Otro elemento constante es el elogio de la pereza, del levantarse tarde, del disfrutar del instante en una playa, en la terraza de un hotel, en casa con un libro en las manos. La vida de Iñaki Uriarte ha sido lo que tradicionalmente se denominaba “vida de un rentista”: nunca ha necesitado trabajar, y con frecuencia alude a ello con algo de apenas disimulada mala conciencia. Para ganarse la simpatía del lector no deja de insistir en su poca voluntad, en las limitaciones de su carácter. No lo necesita. Le basta con su sentido común, con su sentido del humor, con una inteligencia que se muestra, sin deslumbrar, voluntariamente asordinada, en cada página.
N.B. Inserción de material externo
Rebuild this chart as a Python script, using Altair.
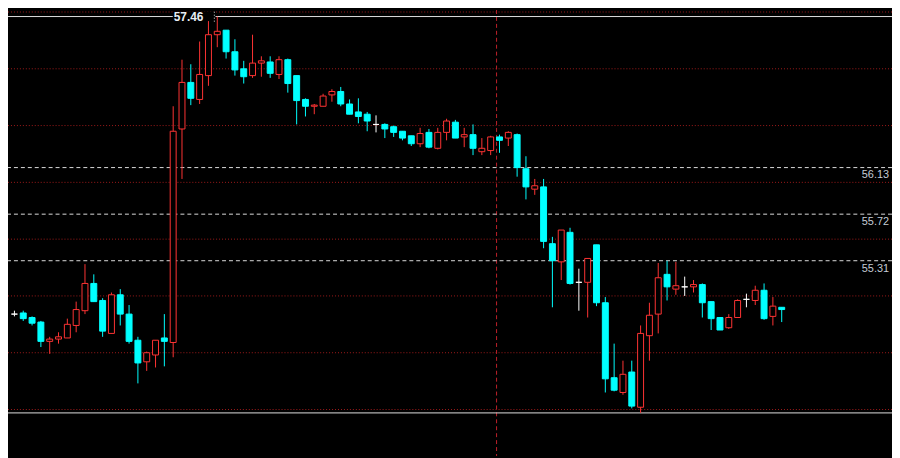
import altair as alt
import pandas as pd
import numpy as np

opens = [54.84, 54.85, 54.81, 54.77, 54.60, 54.62, 54.63, 54.74, 54.87, 55.11,
         54.96, 54.67, 55.01, 54.84, 54.61, 54.42, 54.48, 54.63, 54.59, 56.47,
         56.88, 56.73, 56.94, 57.30, 57.34, 57.15, 57.00, 56.94, 57.05, 57.06,
         56.95, 57.08, 56.94, 56.73, 56.67, 56.67, 56.77, 56.80, 56.69, 56.62,
         56.60, 56.51, 56.51, 56.49, 56.45, 56.41, 56.34, 56.44, 56.30, 56.44,
         56.53, 56.40, 56.42, 56.27, 56.28, 56.40, 56.39, 56.42, 56.12, 55.94,
         55.96, 55.46, 55.30, 55.56, 55.12, 55.12, 55.45, 54.94, 54.28, 54.15,
         54.33, 54.02, 54.65, 54.84, 55.19, 55.06, 55.08, 55.08, 55.10, 54.95,
         54.81, 54.72, 54.81, 54.97, 54.96, 55.05, 54.82, 54.90]
highs = [54.87, 54.87, 54.82, 54.78, 54.64, 54.68, 54.80, 54.95, 55.28, 55.19,
         54.98, 55.03, 55.06, 54.92, 54.64, 54.51, 54.61, 54.84, 56.67, 57.08,
         57.04, 57.24, 57.42, 57.46, 57.34, 57.26, 57.07, 57.30, 57.11, 57.11,
         57.11, 57.09, 56.94, 56.74, 56.69, 56.78, 56.82, 56.84, 56.73, 56.74,
         56.62, 56.59, 56.52, 56.50, 56.45, 56.41, 56.48, 56.47, 56.48, 56.56,
         56.55, 56.48, 56.51, 56.39, 56.41, 56.42, 56.45, 56.43, 56.23, 56.03,
         56.03, 55.52, 55.58, 55.60, 55.24, 55.33, 55.45, 54.99, 54.58, 54.43,
         54.43, 54.74, 54.94, 55.29, 55.31, 55.30, 55.17, 55.14, 55.11, 54.95,
         54.81, 54.84, 54.97, 55.02, 55.09, 55.11, 54.99, 54.90]
lows = [54.82, 54.78, 54.74, 54.55, 54.49, 54.58, 54.63, 54.68, 54.84, 54.95,
        54.64, 54.67, 54.74, 54.58, 54.23, 54.34, 54.37, 54.38, 54.46, 56.03,
        56.68, 56.69, 56.85, 57.19, 57.09, 56.94, 56.87, 56.92, 56.93, 56.92,
        56.91, 56.79, 56.51, 56.58, 56.60, 56.67, 56.71, 56.67, 56.60, 56.52,
        56.45, 56.44, 56.39, 56.40, 56.37, 56.32, 56.31, 56.30, 56.29, 56.37,
        56.39, 56.31, 56.24, 56.24, 56.24, 56.26, 56.32, 56.05, 55.85, 55.89,
        55.42, 54.90, 55.14, 55.10, 54.87, 54.81, 54.91, 54.15, 54.16, 54.13,
        54.01, 53.97, 54.43, 54.67, 54.96, 55.01, 55.00, 55.03, 54.81, 54.70,
        54.70, 54.71, 54.81, 54.90, 54.92, 54.79, 54.74, 54.77]
closes = [54.84, 54.80, 54.76, 54.60, 54.62, 54.64, 54.75, 54.88, 55.11, 54.95,
          54.69, 55.01, 54.84, 54.60, 54.41, 54.50, 54.61, 54.60, 56.45, 56.88,
          56.74, 56.95, 57.30, 57.33, 57.15, 56.99, 56.93, 57.05, 57.07, 56.96,
          57.08, 56.87, 56.72, 56.67, 56.68, 56.76, 56.80, 56.69, 56.60, 56.58,
          56.54, 56.51, 56.47, 56.44, 56.39, 56.34, 56.43, 56.31, 56.44, 56.54,
          56.39, 56.42, 56.30, 56.30, 56.40, 56.37, 56.44, 56.13, 55.96, 55.97,
          55.48, 55.31, 55.58, 55.11, 55.12, 55.33, 54.94, 54.27, 54.17, 54.31,
          54.03, 54.67, 54.83, 55.16, 55.08, 55.09, 55.08, 55.10, 54.94, 54.80,
          54.70, 54.81, 54.96, 54.97, 55.05, 54.80, 54.91, 54.88]

level_prices = [56.13, 55.72, 55.31]
level_labels = ["56.13", "55.72", "55.31"]
grid_prices = [54.0, 54.5, 55.0, 55.5, 56.0, 56.5, 57.0, 57.5]
period_high = 57.46
period_high_label = "57.46"
period_high_index = 23
period_low = 53.97
separator_index = 54.67

W, H = 892, 450
px_per_candle = 9.0
x_off = 1.5
x_dom = [-x_off / px_per_candle, (W - x_off) / px_per_candle]
y_dom = [53.5908, 57.5174]

xs = alt.Scale(domain=x_dom, nice=False, zero=False)
ys = alt.Scale(domain=y_dom, nice=False, zero=False)

df = pd.DataFrame({"i": np.arange(len(opens)), "open": opens, "high": highs,
                   "low": lows, "close": closes})
df["dir"] = np.where(df.close > df.open, "up", np.where(df.close < df.open, "down", "flat"))

dirs = ["up", "down", "flat"]
stroke_scale = alt.Scale(domain=dirs, range=["#ff3434", "#00ffff", "#ffffff"])
fill_scale = alt.Scale(domain=dirs, range=["#000000", "#00ffff", "#ffffff"])

grid = alt.Chart(pd.DataFrame({"p": grid_prices})).mark_rule(
    color="#a01a1a", strokeDash=[1, 2], strokeWidth=1
).encode(y=alt.Y("p:Q", scale=ys, axis=None))

sep = alt.Chart(pd.DataFrame({"s": [separator_index]})).mark_rule(
    color="#c0202a", strokeDash=[4, 3], strokeWidth=1
).encode(x=alt.X("s:Q", scale=xs, axis=None))

lv = pd.DataFrame({"p": level_prices, "t": level_labels})
levels = alt.Chart(lv).mark_rule(
    color="#dcdcdc", strokeDash=[4, 3], strokeWidth=1
).encode(y=alt.Y("p:Q", scale=ys, axis=None))

ext = alt.Chart(pd.DataFrame({"p": [period_high, period_low]})).mark_rule(
    color="#e0e0e0", strokeWidth=1
).encode(y=alt.Y("p:Q", scale=ys, axis=None))

hi = pd.DataFrame({"i0": [period_high_index - 5.05], "i1": [period_high_index - 0.2],
                   "i2": [period_high_index - 0.33],
                   "p": [period_high], "p0": [period_high - 0.045], "p1": [period_high + 0.045],
                   "t": [period_high_label]})
hi_box = alt.Chart(hi).mark_rect(color="#000000").encode(
    x=alt.X("i0:Q", scale=xs, axis=None), x2="i1:Q",
    y=alt.Y("p0:Q", scale=ys, axis=None), y2="p1:Q")
hi_dots = alt.Chart(hi).mark_rule(color="#e0e0e0", strokeDash=[1, 2]).encode(
    x=alt.X("i2:Q", scale=xs, axis=None),
    y=alt.Y("p0:Q", scale=ys, axis=None), y2="p1:Q")
hi_text = alt.Chart(hi).mark_text(
    align="left", baseline="middle", dx=1, fontSize=12, fontWeight="bold",
    font="Liberation Sans", color="#e8eef4"
).encode(x=alt.X("i0:Q", scale=xs, axis=None), y=alt.Y("p:Q", scale=ys, axis=None), text="t:N")

wicks = alt.Chart(df).mark_rule(strokeWidth=1).encode(
    x=alt.X("i:Q", scale=xs, axis=None),
    y=alt.Y("low:Q", scale=ys, axis=None), y2="high:Q",
    stroke=alt.Stroke("dir:N", scale=stroke_scale, legend=None))

bodies = alt.Chart(df).mark_bar(size=6, strokeWidth=1).encode(
    x=alt.X("i:Q", scale=xs, axis=None),
    y=alt.Y("open:Q", scale=ys, axis=None), y2="close:Q",
    stroke=alt.Stroke("dir:N", scale=stroke_scale, legend=None),
    fill=alt.Fill("dir:N", scale=fill_scale, legend=None))

labels = alt.Chart(lv).mark_text(
    align="right", baseline="top", dy=2, fontSize=11, font="Liberation Sans",
    color="#c4ccd6"
).encode(x=alt.value(W - 3), y=alt.Y("p:Q", scale=ys, axis=None), text="t:N")

chart = alt.layer(grid, sep, levels, ext, hi_box, hi_dots, hi_text, wicks, bodies, labels).properties(
    width=W, height=H, padding=0, autosize=alt.AutoSizeParams(type="none"),
    background="#000000"
).configure_view(strokeWidth=0)

chart.save("out.html", embed_options={"renderer": "svg", "actions": False})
Iñaki Uriarte, un hombre aparentemente sin biografía (en las solapas de sus libros se repite escuetamente que nació en Nueva York en 1946, vive en Bilbao y es de San Sebastián), sabe aprovechar al máximo sus más noveleros incidentes vitales: una detención durante el franquismo en la que conoció al policía Amedo; sus encuentros con gente importante (él siempre en discreto segundo plano); el exilio de su padre en Nueva York, donde fue amigo de Galíndez, el político vasco secuestrado, torturado y asesinado por Trujillo; la pensión que sus abuelos maternos tenían en la calle 82 Oeste, y en la que se alojó Rubén Darío; los pintorescos personajes de una familia de la gran burguesía vasca…
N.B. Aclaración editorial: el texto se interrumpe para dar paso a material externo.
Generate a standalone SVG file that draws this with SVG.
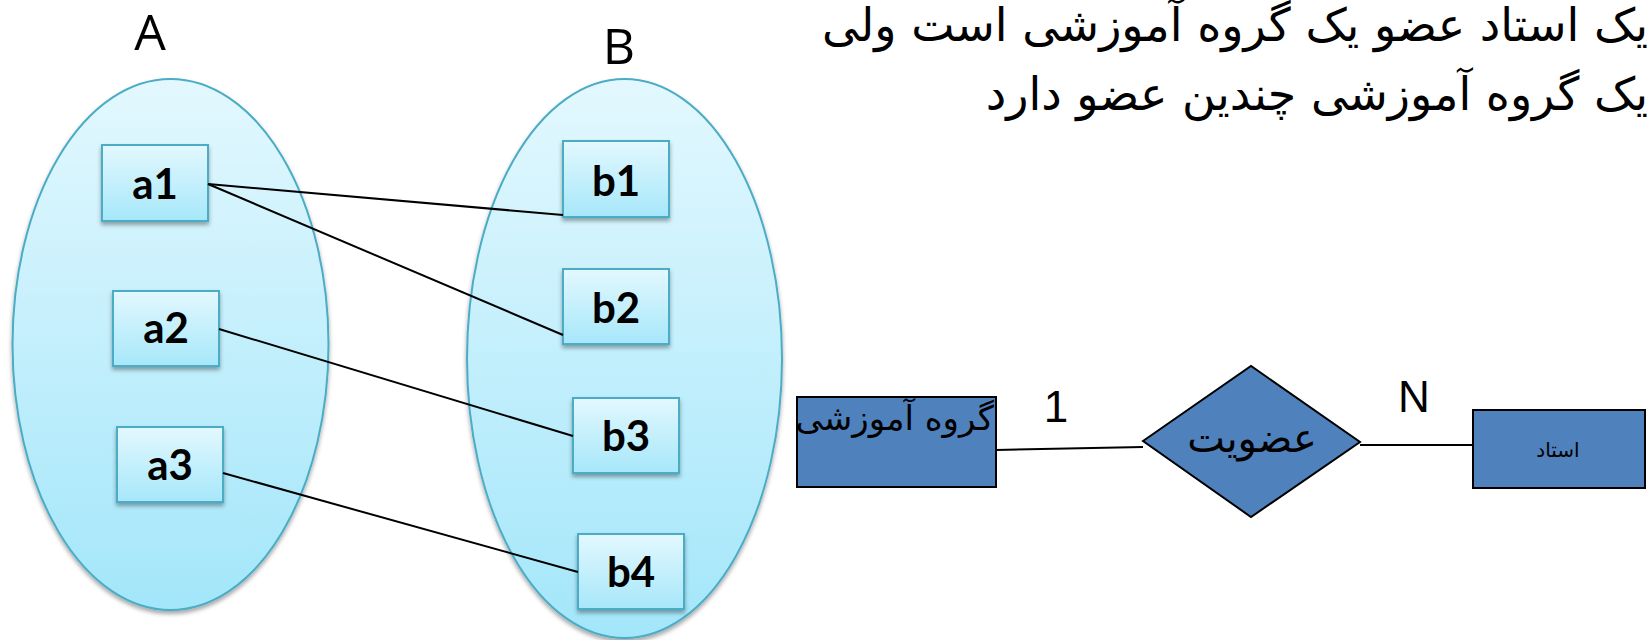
<svg xmlns="http://www.w3.org/2000/svg" width="1652" height="640" viewBox="0 0 1652 640">
<defs>
<linearGradient id="gEll" x1="0" y1="0" x2="0" y2="1">
<stop offset="0" stop-color="#E3F8FE"/>
<stop offset="1" stop-color="#A3E6FA"/>
</linearGradient>
<linearGradient id="gBox" x1="0" y1="0" x2="0" y2="1">
<stop offset="0" stop-color="#E3F8FE"/>
<stop offset="1" stop-color="#A6E7FA"/>
</linearGradient>
<filter id="sh" x="-20%" y="-20%" width="140%" height="140%">
<feDropShadow dx="0" dy="3" stdDeviation="2" flood-color="#000" flood-opacity="0.35"/>
</filter>
</defs>
<style>
.ell{fill:url(#gEll);stroke:#4BACC6;stroke-width:2;filter:url(#sh)}
.box{fill:url(#gBox);stroke:#4BACC6;stroke-width:2;filter:url(#sh)}
.lbl{font-family:Lato,"Open Sans","Liberation Sans",sans-serif;font-weight:bold;font-size:42px;text-anchor:middle;fill:#000}
.set{font-family:"Open Sans","Liberation Sans",sans-serif;font-size:50px;text-anchor:middle;fill:#000}
.er{fill:#4F81BD;stroke:#000;stroke-width:2}
.card{font-family:"Liberation Sans",Arial,sans-serif;font-size:44px;text-anchor:middle;fill:#000}
.fa{font-family:"DejaVu Sans","Noto Sans",sans-serif;fill:#000}
.conn{stroke:#000;stroke-width:2;fill:none}
</style>

<g id="setA">
<ellipse class="ell" cx="170.5" cy="344.5" rx="158" ry="265.5"/>
<text class="set" x="150" y="50">A</text>
</g>
<g id="setB">
<ellipse class="ell" cx="624.5" cy="358.5" rx="157.5" ry="279.5"/>
<text class="set" x="619" y="64">B</text>
</g>

<g id="a1"><rect class="box" x="102" y="145" width="106" height="76"/><text class="lbl" x="155" y="199">a1</text></g>
<g id="a2"><rect class="box" x="113" y="291" width="106" height="75"/><text class="lbl" x="166" y="343">a2</text></g>
<g id="a3"><rect class="box" x="117" y="427" width="106" height="75"/><text class="lbl" x="170" y="480">a3</text></g>
<g id="b1"><rect class="box" x="563" y="141" width="106" height="76"/><text class="lbl" x="616" y="196">b1</text></g>
<g id="b2"><rect class="box" x="563" y="269" width="106" height="75"/><text class="lbl" x="616" y="323">b2</text></g>
<g id="b3"><rect class="box" x="573" y="398" width="106" height="75"/><text class="lbl" x="626" y="451">b3</text></g>
<g id="b4"><rect class="box" x="578" y="534" width="106" height="75"/><text class="lbl" x="631" y="587">b4</text></g>

<g id="connectors">
<line class="conn" x1="208" y1="184" x2="563" y2="215"/>
<line class="conn" x1="208" y1="184" x2="563" y2="335"/>
<line class="conn" x1="219" y1="329" x2="573" y2="436"/>
<line class="conn" x1="223" y1="473" x2="578" y2="572"/>
<line class="conn" x1="996" y1="450" x2="1143" y2="447"/>
<line class="conn" x1="1360" y1="445" x2="1473" y2="445"/>
</g>

<g id="title">
<text class="fa" font-size="46" x="1648" y="41" direction="rtl" text-anchor="start">یک استاد عضو یک گروه آموزشی است ولی</text>
<text class="fa" font-size="46" x="1648" y="110" direction="rtl" text-anchor="start">یک گروه آموزشی چندین عضو دارد</text>
</g>

<g id="group">
<rect class="er" x="797" y="397" width="199" height="90"/>
<text class="fa" font-size="34" x="994" y="430" direction="rtl" text-anchor="start">گروه آموزشی</text>
</g>
<g id="membership">
<polygon class="er" points="1143,441 1251,366 1360,442 1251,517"/>
<text class="fa" font-size="40" x="1252" y="452" direction="rtl" text-anchor="middle">عضویت</text>
</g>
<g id="professor">
<rect class="er" x="1473" y="410" width="172" height="78"/>
<text class="fa" font-size="20" x="1558" y="457" direction="rtl" text-anchor="middle">استاد</text>
</g>
<text class="card" x="1056" y="422">1</text>
<text class="card" x="1414" y="412">N</text>
</svg>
También nos habla mucho de viajes, e Iñaki Uriarte sabe hacerlo sin incurrir en el tópico ni en la convencional postal turística. No menos interesante que su estancia en la Provenza, en Atenas, Berlín o Nueva York, son sus repetidas visitas a Avilés, donde afirma tener un palacio: el hotel Ferrera, y de donde es su mujer.
El mayor protagonismo es quizá para el tercer miembro de esta singular familia: se llama Borges y es un gato tímido y sabio que se parece bastante al autor.
Iñaki Uriarte tardó mucho en decidirse a publicar sus diarios. Esta tercera entrega se corresponde con el momento en que apareció el primer volumen y de ahí, afirma él, que le haya costado más escribirla. Antes escribía para sí mismo y ahora se siente observado. Teme molestar a alguien y por eso borra las entradas que considera maliciosas. El lector no se toma demasiado en serio esos escrúpulos. Iñaki Uriarte es un eficaz satírico de las tonterías del mundo contemporáneo y sabe poner a cada uno en su lugar, llámese Vargas Llosa o Chillida, o a tantos conocidos de los que no da nombre, ni falta que hace. Actúa siempre con exquisita cortesía, como no queriendo molestar, pero sabe dar con el punto flaco. Así termina su referencia a la monja de un convento de clausura que les vende dulces a través del torno: “Nos cuenta que son veintidós monjas, seis de ellas jóvenes. Hay incluso una negrita recién llegada de Kenia que no sabe una palabra de español. Pienso en el puticlub Jamaica que hemos dejado atrás en la carretera”.
Los diarios de Iñaki Uriarte, estemos o no de acuerdo con sus observaciones (lo estamos casi siempre), son uno de esos libros que nunca cansan y a los que nunca nos cansamos de volver.